2.8 KiB
Lecture 7
Chapter II Finite Dimensional Subspaces
Dimension 2C
Intuition: \mathbb{R}^2 is two dimensional. \mathbb{R}^n is n dimensional.
Definition 2.35
The dimension of a finite dimensional vector space denoted dim(V) is the length of any basis of V.
Potential issue:
- Why does it not matter which basis I take...
Theorem 2.34
Any two basis of a finite dimensional vector spaces have the same length.
Proof:
Let V be a finite dimensional vector space, and let B_1,B_2 (list of vectors) be two basis of V. B_1 is linearly independent and B_2 spans V, so by (Theorem 2.22) the length of B_1 is less than or equal to B_2, By symmetry the length of B_2 is less than or equal to the length of B_1 so length of B_1 = length of B_2.
Examples:
dim\{\mathbb{F}^2\}=2 because (0,1),(1,0) forms a basis
dim\{\mathscr{P}_m\}=m+1 because z^0,...,z^m forms a basis
dim_{\mathbb{C}}\{\mathbb{C}\}=1 as a \mathbb{C} vector space, because 1 forms a basis
dim_{\mathbb{R}}\{\mathbb{C}\}=2 as a \mathbb{R} vector space, because 1,i forms a basis
Proposition 2.37
If a vector space is finite dimensional, then every linearly independent list of length dim\{V\} is a basis.
Proposition 2.42
If a vector space is finite dimensional, then every spanning list of length dim\{V\} is a basis for V.
Sketch of Proof:
If it's not a basis, extend reduce to a basis, but then that contradicts with Theorem 2.34
Proposition 2.39
If U is a subspace of a finite dimensional vector space V and dim\{V\}=dim\{U\} then U=V
Proof:
Suppose u_1,...,u_n is basis for U, then it is linearly independent in V. but dim\{V\}=dim\{U\}, by Proposition 2.37, u_1,...,u_n is a basis of V.
So U=V.
Theorem 2.43
Let V_1 and V_2 be subspaces of a finite dimensional vector space V, then dim\{V_1+V_2\}=dim\{V_1\}+dim\{V_2\}-dim\{V_1\bigcap V_2\}
Proof:
Let u_1,...,u_m be a basis for V_1\bigcap V_2,
then extend by v_1,...,v_k,u_1,...,u_m to a basis of V_1,
then extend to u_1,...,u_m,w_1,..,w_l a basis of V_2.

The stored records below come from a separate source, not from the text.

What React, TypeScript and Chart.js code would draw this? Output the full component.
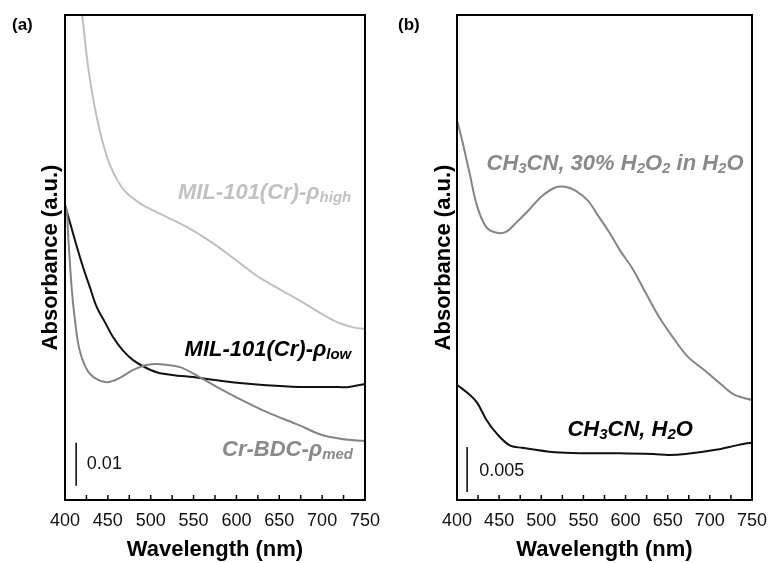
import React, { useEffect, useRef } from "react";
import { Chart, registerables } from "chart.js";
Chart.register(...registerables);

const FONT = "'Liberation Sans', Arial, Helvetica, sans-serif";

const X_MIN = 400;
const X_MAX = 750;
const xTickStep = 25;
const xLabelStep = 50;

// ---------- Panel (a) ----------
const highWl = [400, 410, 420, 427, 437, 449, 461, 472, 491, 519, 542, 572, 604, 627, 673, 712, 735, 750];
const highAbs = [0.145, 0.127, 0.1128, 0.1007, 0.0891, 0.0798, 0.0744, 0.0714, 0.0686, 0.0658, 0.0635, 0.0598, 0.0551, 0.0517, 0.0465, 0.0419, 0.0402, 0.0398];

const lowWl = [400, 406, 414, 421, 429, 437, 447, 456, 467, 479, 495, 511, 557, 595, 635, 673, 712, 731, 750];
const lowAbs = [0.0686, 0.0644, 0.0588, 0.0542, 0.0495, 0.0449, 0.0412, 0.0379, 0.0349, 0.0326, 0.0307, 0.0295, 0.0284, 0.0274, 0.0267, 0.0263, 0.0263, 0.0263, 0.027];

const medWl = [400, 402, 404, 408, 412, 417, 426, 437, 449, 464, 479, 495, 511, 534, 557, 577, 595, 635, 673, 700, 723, 750];
const medAbs = [0.0686, 0.0674, 0.0605, 0.0488, 0.0412, 0.0349, 0.0302, 0.0281, 0.0274, 0.0284, 0.0302, 0.0314, 0.0316, 0.0309, 0.0286, 0.0263, 0.0244, 0.0205, 0.0174, 0.0151, 0.0142, 0.0137];

const panelAYMax = 0.1128;

// ---------- Panel (b) ----------
const h2o2Wl = [400, 406, 415, 424, 435, 447, 458, 470, 485, 500, 516, 528, 540, 555, 566, 581, 593, 609, 624, 640, 656, 674, 694, 714, 729, 750];
const h2o2Abs = [0.0422, 0.04, 0.0363, 0.0326, 0.0303, 0.0297, 0.0298, 0.0308, 0.0322, 0.0337, 0.0347, 0.0348, 0.0344, 0.0333, 0.0318, 0.0297, 0.0278, 0.0256, 0.023, 0.0203, 0.0181, 0.0159, 0.0144, 0.0128, 0.0117, 0.0111];

const h2oWl = [400, 415, 424, 435, 447, 462, 477, 516, 555, 593, 633, 651, 671, 709, 733, 750];
const h2oAbs = [0.0128, 0.0117, 0.0108, 0.0089, 0.0074, 0.0061, 0.0058, 0.0053, 0.0052, 0.0052, 0.0051, 0.005, 0.0051, 0.0056, 0.0061, 0.0064];

const panelBYMax = 0.0539;

// Labels: segments [text, isSubscript]
type Seg = [string, number];
type Label = { segs: Seg[]; x: number; y: number; align: "left" | "right"; color: string };

const panelALabels: Label[] = [
  { segs: [["MIL-101(Cr)-ρ", 0], ["high", 1]], x: 734, y: 0.0714, align: "right", color: "#c2c2c2" },
  { segs: [["MIL-101(Cr)-ρ", 0], ["low", 1]], x: 734, y: 0.0349, align: "right", color: "#000000" },
  { segs: [["Cr-BDC-ρ", 0], ["med", 1]], x: 736, y: 0.0116, align: "right", color: "#8a8a8a" },
];
const panelBLabels: Label[] = [
  { segs: [["CH", 0], ["3", 1], ["CN, 30% H", 0], ["2", 1], ["O", 0], ["2", 1], [" in H", 0], ["2", 1], ["O", 0]], x: 435, y: 0.0374, align: "left", color: "#8a8a8a" },
  { segs: [["CH", 0], ["3", 1], ["CN, H", 0], ["2", 1], ["O", 0]], x: 531, y: 0.0078, align: "left", color: "#000000" },
];

const panelABar = { x: 413, y0: 0.0033, y1: 0.0133, text: "0.01", textX: 425.5, textY: 0.0084 };
const panelBBar = { x: 412, y0: 0.0009, y1: 0.0059, text: "0.005", textX: 426.5, textY: 0.0032 };

type Series = { wl: number[]; abs: number[]; color: string };

const panelASeries: Series[] = [
  { wl: highWl, abs: highAbs, color: "#c0c0c0" },
  { wl: medWl, abs: medAbs, color: "#848484" },
  { wl: lowWl, abs: lowAbs, color: "#111111" },
];
const panelBSeries: Series[] = [
  { wl: h2o2Wl, abs: h2o2Abs, color: "#858585" },
  { wl: h2oWl, abs: h2oAbs, color: "#111111" },
];

type PanelProps = {
  width: number;
  letter: string;
  letterX: number;
  series: Series[];
  yMax: number;
  yWidth: number;
  padRight: number;
  yTitlePad: number;
  labels: Label[];
  bar: { x: number; y0: number; y1: number; text: string; textX: number; textY: number };
};

function drawRich(ctx: CanvasRenderingContext2D, l: Label, px: number, py: number) {
  const main = `italic bold 22px ${FONT}`;
  const sub = `italic bold 15px ${FONT}`;
  let total = 0;
  const widths = l.segs.map(([t, s]) => {
    ctx.font = s ? sub : main;
    const w = ctx.measureText(t).width;
    total += w;
    return w;
  });
  let x = l.align === "right" ? px - total : px;
  ctx.fillStyle = l.color;
  ctx.textAlign = "left";
  ctx.textBaseline = "middle";
  l.segs.forEach(([t, s], i) => {
    ctx.font = s ? sub : main;
    ctx.fillText(t, x, s ? py + 5 : py);
    x += widths[i];
  });
}

function Panel(props: PanelProps) {
  const ref = useRef<HTMLCanvasElement>(null);
  useEffect(() => {
    const p = props;
    const decor = {
      id: "decor",
      afterDraw(chart: any) {
        const ctx: CanvasRenderingContext2D = chart.ctx;
        const { left, right, top, bottom } = chart.chartArea;
        const xs = chart.scales.x;
        const ys = chart.scales.y;
        ctx.save();
        // inward ticks
        ctx.strokeStyle = "#000";
        ctx.lineWidth = 1.5;
        xs.ticks.forEach((t: any) => {
          const px = xs.getPixelForValue(t.value);
          ctx.beginPath();
          ctx.moveTo(px, bottom);
          ctx.lineTo(px, bottom - 5);
          ctx.stroke();
        });
        // frame
        ctx.lineWidth = 2;
        ctx.strokeRect(left, top, right - left, bottom - top);
        // scale bar
        const b = p.bar;
        ctx.lineWidth = 1.5;
        ctx.beginPath();
        ctx.moveTo(xs.getPixelForValue(b.x), ys.getPixelForValue(b.y0));
        ctx.lineTo(xs.getPixelForValue(b.x), ys.getPixelForValue(b.y1));
        ctx.stroke();
        ctx.fillStyle = "#111";
        ctx.font = `18px ${FONT}`;
        ctx.textAlign = "left";
        ctx.textBaseline = "middle";
        ctx.fillText(b.text, xs.getPixelForValue(b.textX), ys.getPixelForValue(b.textY));
        // curve labels
        p.labels.forEach((l) => drawRich(ctx, l, xs.getPixelForValue(l.x), ys.getPixelForValue(l.y)));
        // panel letter
        ctx.fillStyle = "#000";
        ctx.font = `bold 17px ${FONT}`;
        ctx.textAlign = "left";
        ctx.textBaseline = "middle";
        ctx.fillText(p.letter, p.letterX, 25);
        ctx.restore();
      },
    };
    const chart = new Chart(ref.current!, {
      type: "line",
      data: {
        datasets: p.series.map((s) => ({
          data: s.wl.map((x, i) => ({ x, y: s.abs[i] })),
          borderColor: s.color,
          borderWidth: 2,
          pointRadius: 0,
          fill: false,
          tension: 0.35,
        })),
      },
      options: {
        animation: false,
        responsive: true,
        maintainAspectRatio: false,
        events: [],
        layout: { padding: { top: 15, right: p.padRight, left: 0, bottom: 0 } },
        plugins: { legend: { display: false }, tooltip: { enabled: false } },
        scales: {
          x: {
            type: "linear",
            min: X_MIN,
            max: X_MAX,
            grid: { display: false, drawTicks: false },
            border: { display: false },
            ticks: {
              stepSize: xTickStep,
              autoSkip: false,
              maxRotation: 0,
              padding: 10,
              color: "#111",
              font: { family: FONT, size: 18 },
              callback: (v: any) => (Number(v) % xLabelStep === 0 ? String(v) : ""),
            },
            title: {
              display: true,
              text: "Wavelength (nm)",
              color: "#000",
              font: { family: FONT, size: 22, weight: "bold" },
              padding: { top: -2, bottom: 0 },
            },
            afterFit: (s: any) => {
              s.height = 63;
            },
          },
          y: {
            type: "linear",
            min: 0,
            max: p.yMax,
            grid: { display: false, drawTicks: false },
            border: { display: false },
            ticks: { display: false },
            title: {
              display: true,
              text: "Absorbance (a.u.)",
              color: "#000",
              font: { family: FONT, size: 22, weight: "bold" },
              padding: { top: p.yTitlePad, bottom: 0 },
            },
            afterFit: (s: any) => {
              s.width = p.yWidth;
            },
          },
        },
      },
      plugins: [decor],
    } as any);
    return () => chart.destroy();
  }, []);
  return (
    <div style={{ position: "relative", width: props.width, height: 563 }}>
      <canvas ref={ref} />
    </div>
  );
}

export default function App() {
  return (
    <div style={{ position: "absolute", left: 0, top: 0, width: 777, height: 563, display: "flex", background: "#fff" }}>
      <Panel width={390} letter="(a)" letterX={12} series={panelASeries} yMax={panelAYMax} yWidth={65} padRight={24} yTitlePad={37.8} labels={panelALabels} bar={panelABar} />
      <Panel width={387} letter="(b)" letterX={8} series={panelBSeries} yMax={panelBYMax} yWidth={67} padRight={19} yTitlePad={40.3} labels={panelBLabels} bar={panelBBar} />
    </div>
  );
}
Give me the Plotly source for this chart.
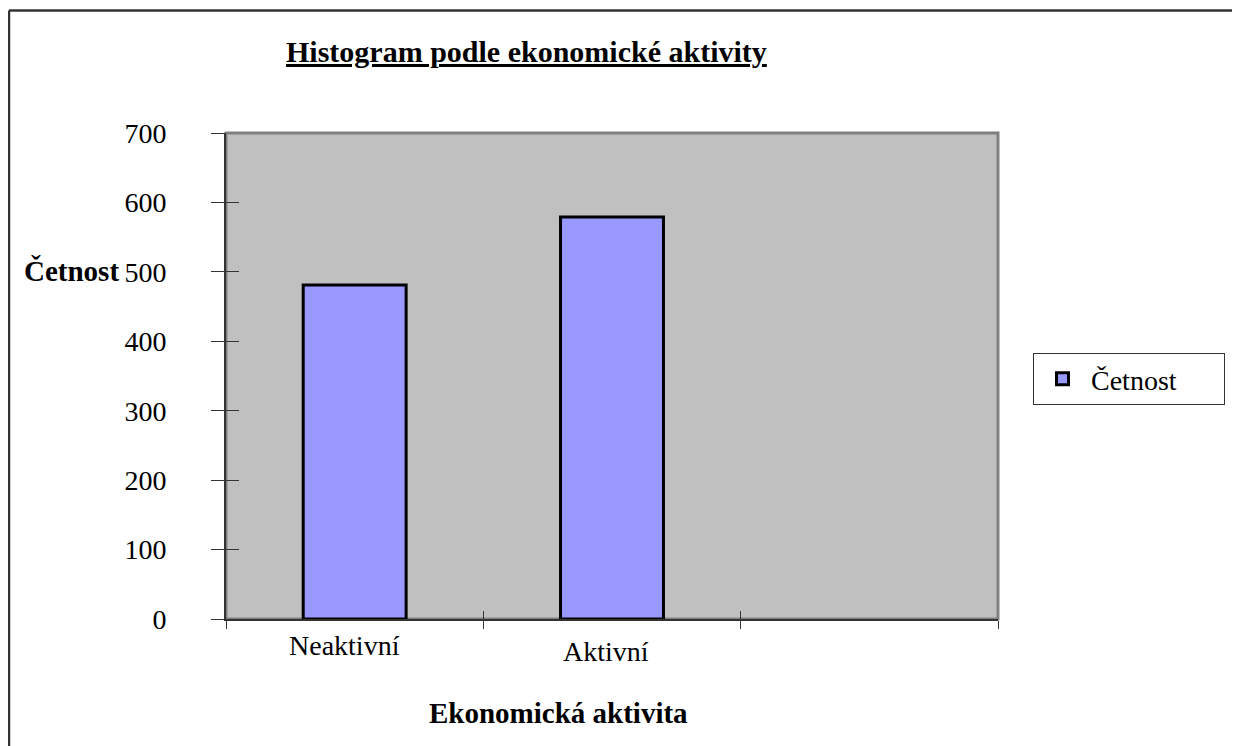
import plotly.graph_objects as go

categories = ["Neaktivní", "Aktivní"]
values = [481, 579]
series_name = "Četnost"
y_ticks = [0, 100, 200, 300, 400, 500, 600, 700]
title_text = "Histogram podle ekonomické aktivity"
x_title = "Ekonomická aktivita"
y_title = "Četnost"
n_slots = 3  # category slots on the axis (third is empty)

# page has an 8px body margin, so the figure is shrunk accordingly
OFF = 8
W, H = 1240 - OFF, 746 - OFF
L, R, T, B = 226 - OFF, 242, 133 - OFF, 127
pw, ph = W - L - R, H - T - B

def px(xp):  # screen x in reference -> paper
    return (xp - OFF - L) / pw

def py(yp):  # screen y in reference -> paper
    return (H - B - (yp - OFF)) / ph

FONT = "Liberation Serif"
DARK = "#333333"

xs = list(range(len(categories)))
bounds = [i - 0.5 for i in range(n_slots + 1)]

fig = go.Figure()
fig.add_trace(go.Bar(
    x=xs, y=values, name=series_name, width=0.4,
    marker=dict(color="#9999FF", line=dict(color="#000000", width=3)),
    showlegend=True,
))
# invisible trace to activate overlay axes (inner half of crossing ticks)
fig.add_trace(go.Scatter(x=[bounds[0]], y=[0], xaxis="x2", yaxis="y2",
                         mode="markers", marker=dict(opacity=0), showlegend=False,
                         hoverinfo="skip"))

fig.update_layout(
    width=W, height=H,
    margin=dict(l=L, r=R, t=T, b=B, pad=0, autoexpand=False),
    paper_bgcolor="white",
    plot_bgcolor="#C0C0C0",
    font=dict(family=FONT, size=28, color="black"),
    xaxis=dict(range=[bounds[0], bounds[-1]], tickmode="array", tickvals=bounds,
               ticktext=["" for _ in bounds], showgrid=False, zeroline=False,
               showline=True, linecolor=DARK, linewidth=2,
               ticks="outside", ticklen=8, tickcolor=DARK, tickwidth=1),
    yaxis=dict(range=[0, 700], tickmode="array", tickvals=y_ticks,
               ticktext=[str(v) for v in y_ticks], showgrid=False, zeroline=False,
               showline=True, linecolor=DARK, linewidth=2,
               ticks="outside", ticklen=13, tickcolor=DARK, tickwidth=1,
               ticklabelstandoff=39, tickfont=dict(size=28)),
    xaxis2=dict(overlaying="x", side="bottom", range=[bounds[0], bounds[-1]],
                tickmode="array", tickvals=bounds, showticklabels=False,
                showgrid=False, zeroline=False, showline=False,
                ticks="inside", ticklen=8, tickcolor=DARK, tickwidth=1),
    yaxis2=dict(overlaying="y", side="left", range=[0, 700],
                tickmode="array", tickvals=y_ticks, showticklabels=False,
                showgrid=False, zeroline=False, showline=False,
                ticks="inside", ticklen=13, tickcolor=DARK, tickwidth=1),
    legend=dict(x=px(1033), y=py(353), xanchor="left", yanchor="top",
                orientation="h", entrywidth=128, itemwidth=47,
                bgcolor="white", bordercolor=DARK, borderwidth=1,
                font=dict(family=FONT, size=28)),
    bargap=0.6,
)

# plot area border (gray)
fig.add_shape(type="rect", xref="paper", yref="paper", x0=0, y0=0, x1=1, y1=1,
              line=dict(color="#808080", width=3), layer="below")
# outer chart frame (left and top edges visible)
fig.add_shape(type="line", xref="paper", yref="paper",
              x0=px(9), x1=px(9), y0=py(10.5), y1=py(760),
              line=dict(color=DARK, width=2.5))
fig.add_shape(type="line", xref="paper", yref="paper",
              x0=px(9), x1=px(1260), y0=py(10.5), y1=py(10.5),
              line=dict(color=DARK, width=2.5))

# title
fig.add_annotation(text="<b><u>" + title_text + "</u></b>", xref="paper", yref="paper",
                   x=px(526), y=py(52), xanchor="center", yanchor="middle",
                   showarrow=False, font=dict(family=FONT, size=30))
# y title
fig.add_annotation(text="<b>" + y_title + "</b>", xref="paper", yref="paper",
                   x=px(22), y=py(271), xanchor="left", yanchor="middle",
                   showarrow=False, font=dict(family=FONT, size=29))
# x title
fig.add_annotation(text="<b>" + x_title + "</b>", xref="paper", yref="paper",
                   x=px(558), y=py(713), xanchor="center", yanchor="middle",
                   showarrow=False, font=dict(family=FONT, size=29))
# category labels (slightly staggered as in the original)
label_offsets = [(-10, 645), (-6, 651)]
for i, cat in enumerate(categories):
    dx, ycen = label_offsets[i]
    fig.add_annotation(text=cat, xref="x", yref="paper", x=xs[i], y=py(ycen),
                       xshift=dx, xanchor="center", yanchor="middle",
                       showarrow=False, font=dict(family=FONT, size=28))

fig.write_html("out.html")
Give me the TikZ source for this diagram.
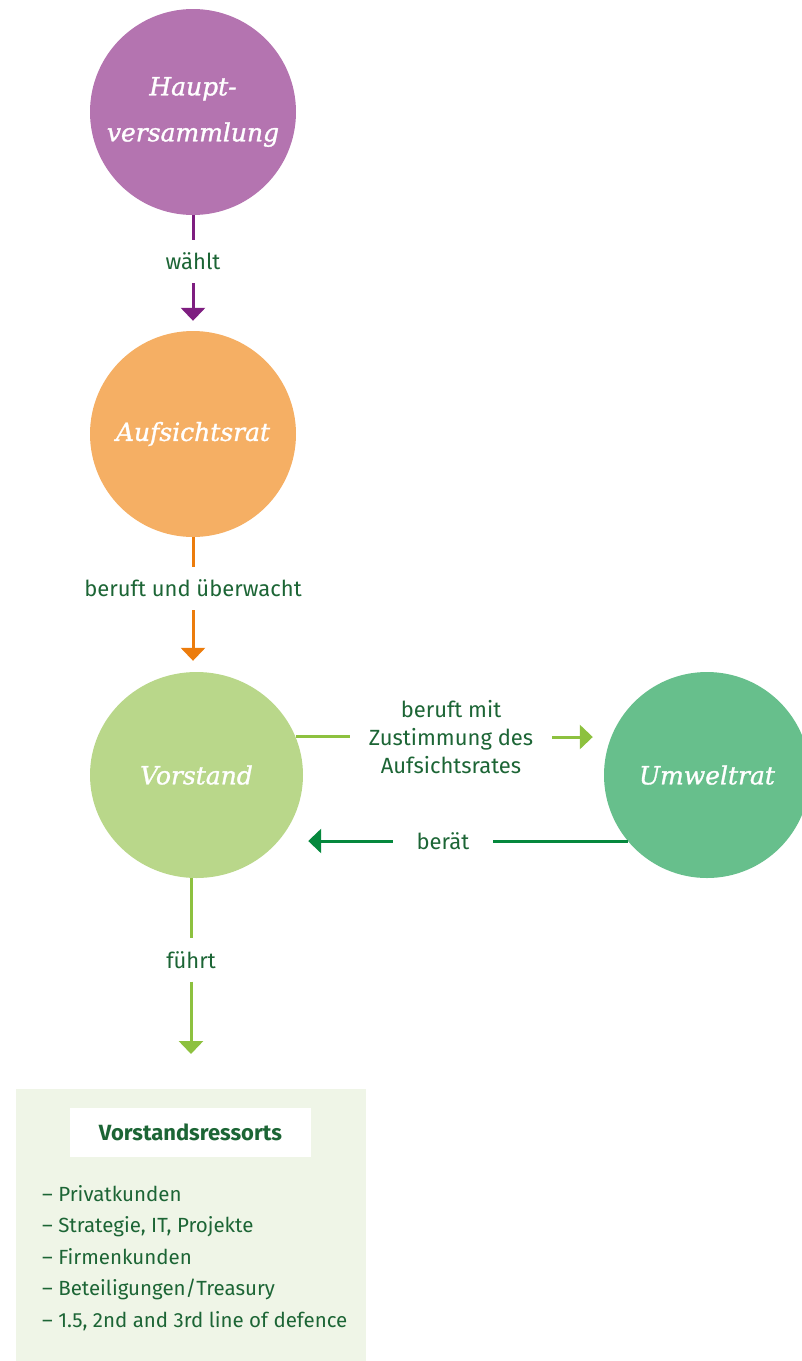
\documentclass[tikz,border=0pt]{standalone}
\usepackage{fontspec}
\setsansfont{Fira Sans}
\newfontfamily\kreisfont[FakeBold=1.2]{DejaVu Serif Italic}
\usetikzlibrary{arrows.meta,shapes.geometric}
\definecolor{hvlila}{HTML}{B474B0}
\definecolor{hvpfeil}{HTML}{7E1E80}
\definecolor{arorange}{HTML}{F5AF64}
\definecolor{arpfeil}{HTML}{EC7C0C}
\definecolor{vsgruen}{HTML}{B9D78A}
\definecolor{vspfeil}{HTML}{8DC13F}
\definecolor{uwgruen}{HTML}{67BF8C}
\definecolor{uwpfeil}{HTML}{05883D}
\definecolor{textgruen}{HTML}{1C6535}
\definecolor{boxgruen}{HTML}{EFF5E7}

\begin{document}
\begin{tikzpicture}[x=1pt,y=-1pt,
  kreis/.style={circle,minimum size=206pt,inner sep=0pt,text=white,align=center,
    font=\kreisfont\fontsize{25}{46}\selectfont},
  beschr/.style={text=textgruen,font=\sffamily\fontsize{22}{28}\selectfont,
    inner sep=0pt,inner xsep=20pt,minimum height=43pt,align=center},
  posten/.style={text=textgruen,font=\sffamily\fontsize{20.5}{28}\selectfont,inner sep=0pt},
  strich/.style={line width=3pt},
  pfeil/.style={line width=3pt,-{Triangle[width=24pt,length=13pt]}}]
\useasboundingbox (0,0) rectangle (802,1361);

\node[kreis,fill=hvlila] (hv) at (193,112) {Haupt-\\versammlung};
\node[kreis,fill=arorange] (ar) at (193,434) {Aufsichtsrat};
\node[kreis,ellipse,fill=vsgruen,minimum width=213pt,minimum height=206pt] (vs) at (196.5,775) {Vorstand};
\node[kreis,fill=uwgruen] (uw) at (707,775) {Umweltrat};

\node[beschr] (waehlt) at (193,261.5) {wählt};
\node[beschr] (bu) at (193,588.5) {beruft und überwacht};
\node[beschr,inner xsep=19pt] (bm) at (451,737) {beruft mit\\Zustimmung des\\Aufsichtsrates};
\node[beschr,minimum width=100pt] (br) at (443,841) {berät};
\node[beschr] (fu) at (191,960) {führt};

\draw[strich,hvpfeil] (hv.south) -- (waehlt.north);
\draw[pfeil,hvpfeil,shorten >=10pt] (waehlt.south) -- (ar.north);
\draw[strich,arpfeil] (ar.south) -- (bu.north);
\draw[pfeil,arpfeil,shorten >=11pt] (bu.south) -- (vs.north -| bu.south);
\draw[strich,vspfeil] (vs.21) -- (vs.21 -| bm.west);
\draw[pfeil,vspfeil,shorten >=11pt] (bm.east) -- (uw.west |- bm.east);
\draw[strich,uwpfeil] (uw.220) -- (uw.220 -| br.east);
\draw[pfeil,uwpfeil,shorten >=5pt] (br.west) -- (br.west -| vs.east);

% Ressorts
\node[fill=boxgruen,minimum width=350pt,minimum height=272pt,anchor=north west,inner sep=0pt] (box) at (16,1089) {};
\node[fill=white,minimum width=241pt,minimum height=49pt,inner sep=0pt,text=textgruen,
  font=\sffamily\bfseries\fontsize{22}{24}\selectfont] (titel) at (190.5,1132.5) {Vorstandsressorts};
\foreach \txt [count=\i] in {Privatkunden,{Strategie, IT, Projekte},Firmenkunden,
  Beteiligungen/Treasury,{1.5, 2nd and 3rd line of defence}}
  \node[posten,anchor=base west] (p\i) at (42,{1201+31.5*(\i-1)}) {– \txt};

\draw[strich,vspfeil] (vs.south -| fu.north) -- (fu.north);
\draw[pfeil,vspfeil,shorten >=35pt] (fu.south) -- (box.north -| fu.south);
\end{tikzpicture}
\end{document}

Then I claim v_1,...,v_k,u_1,...,u_m,w_1,...,w_l is a basis of V_1+V_2
Note: given the above statement, we have dim\{V_1+V_2\}=k+m+l=(k+m)+(m+l)-m=dim\{V_1\}+dim\{V_2\}-dim\{V_1\bigcap V_2\}
So showing v_1,...,v_k,u_1,...,u_m,w_1,...,w_l is a basis suffices.
Since V_1,V_2\subseteq Span\{v_1,...,v_k,u_1,...,u_m,w_1,...,w_l\}, V_1+V_2\subseteq Span\{v_1,...,v_k,u_1,...,u_m,w_1,...,w_l\}.
Since V_1+V_2 is the smallest subspace contains both V_1,V_2, v_i,u_k,w_j\in V_1+V_2, V_1+V_2= Span\{v_1,...,v_k,u_1,...,u_m,w_1,...,w_l\}
So the list above spans V_1+V_2.
Suppose a_1 v_1+...+a_k v_k=-b_1 u_1-...-b_m u_m-c_1 w_1-...- c_e w_l\in V_1\bigcap V_2...